PhRMA has already let go of some of its outside lobbyists, including Richard Murphy of R.B. Murphy & Associates. “My understanding is that I was part of the first wave of the reorganization last year,” Murphy said.

The changes at Freddie come at a crucial time: The issue of how government-sponsored enterprises like Freddie are regulated appears to be gaining attention in the new Congress.

In the Senate, Chuck Hagel (R-Neb.) has reintroduced a bill that would change the GSE regulatory system. And last week, the House Financial Services subcommittee on capital markets, insurance and government sponsored enterprises, chaired by Rep. Richard Baker (R-La.), and the Senate Banking, Housing and Urban Affairs Committee held hearings on the matter of GSE reform.

The renewed interest by Congress, combined with the upheaval at Freddie, has its opponents smelling blood.

“Historically they talked a great game, and behind the scenes they tried to kill whatever was proposed,” said W. Michael House, a partner at Hogan & Hartson, who represents FM Watch, a longtime opponent of Freddie and Fannie. “Now they can no longer get away with that.”

The accounting irregularities fueled the notion that the GSE regulatory system is ripe for revamping, House added.

“I think for the first time, because of the events with Freddie and their restatement and Fannie and their restatement, now everyone is in agreement that there needs to be an effective regulatory” system, House said. “I think this time they finally realized that they can no longer fight it.”
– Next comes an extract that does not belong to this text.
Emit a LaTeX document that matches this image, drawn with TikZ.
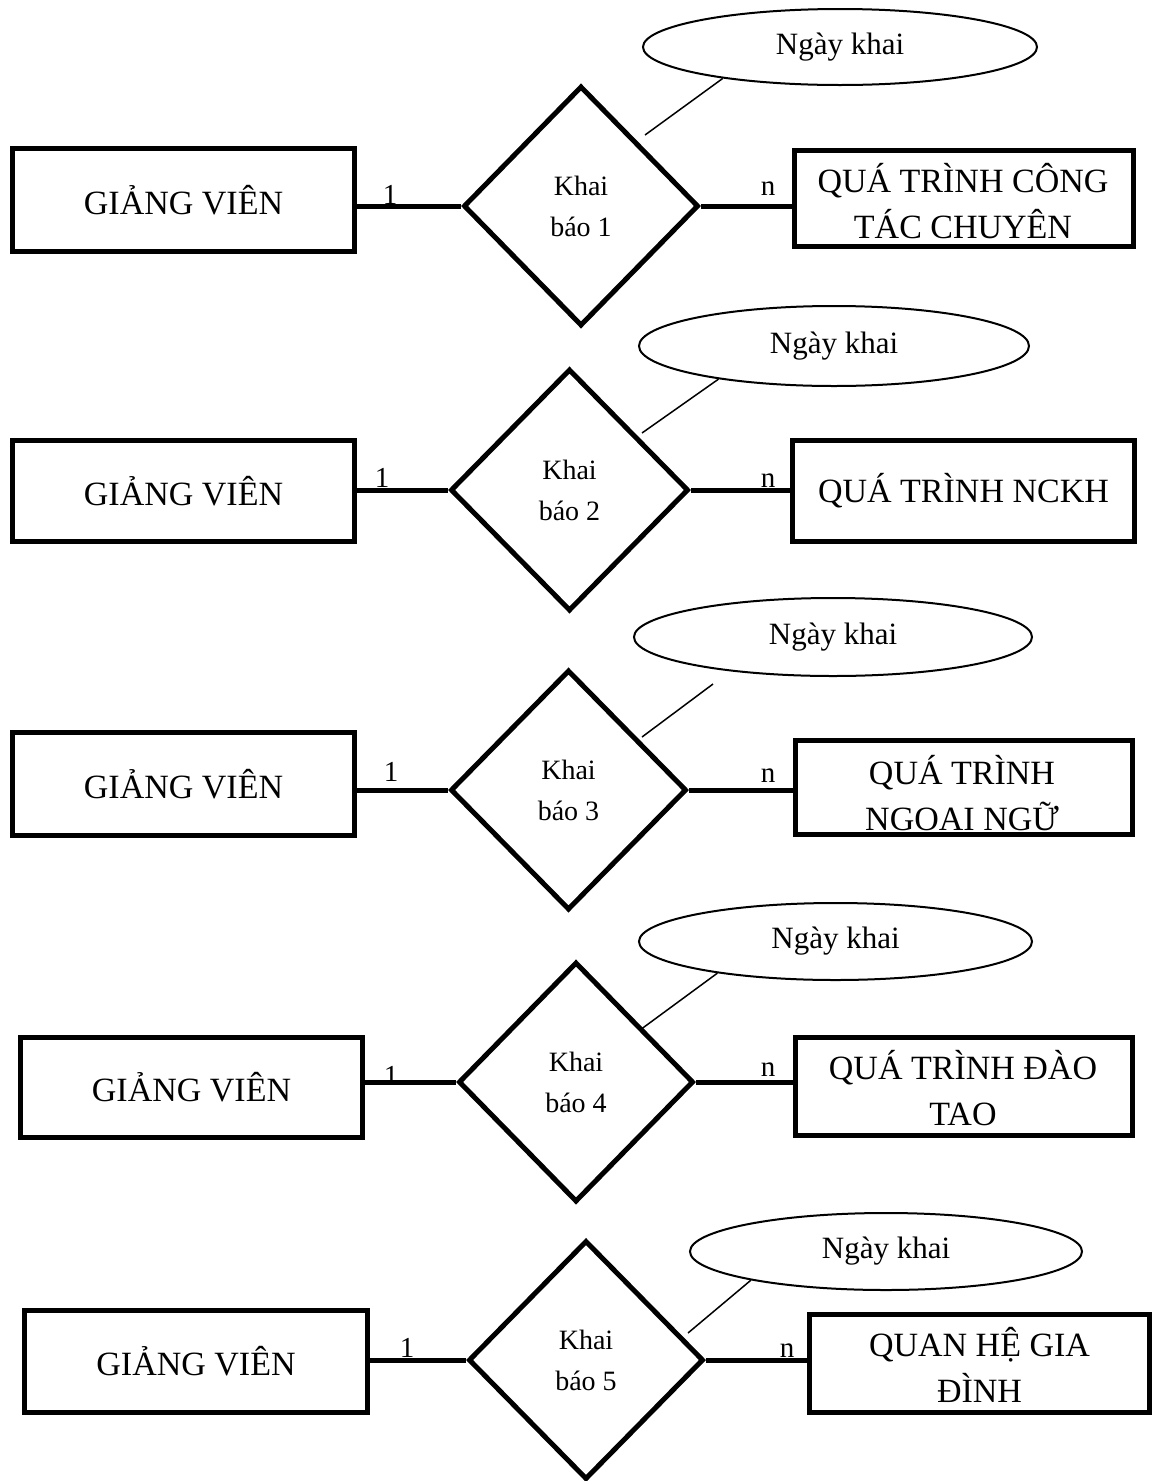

Freddie, like Fannie, wants some kind of regulatory reform, McHale said. “We’ve long said we’re for achieving strong regulatory oversight,” she said.

Lobbyists close to Freddie and Fannie say the GSEs want to be sure a new regulatory system would not lead to the government micromanaging how they do business. They also do not want the government to have the authority to liquidate or restructure the companies, if either were to fail.

And for Freddie, making that case is intimately entwined with finding the right personnel mix, both inside the company and with outside consultants.

“We had such significant problems with our restatement that it required us to spend a lot of time and effort keeping Members and staff up to date,” McHale said. “We’re getting back on track.”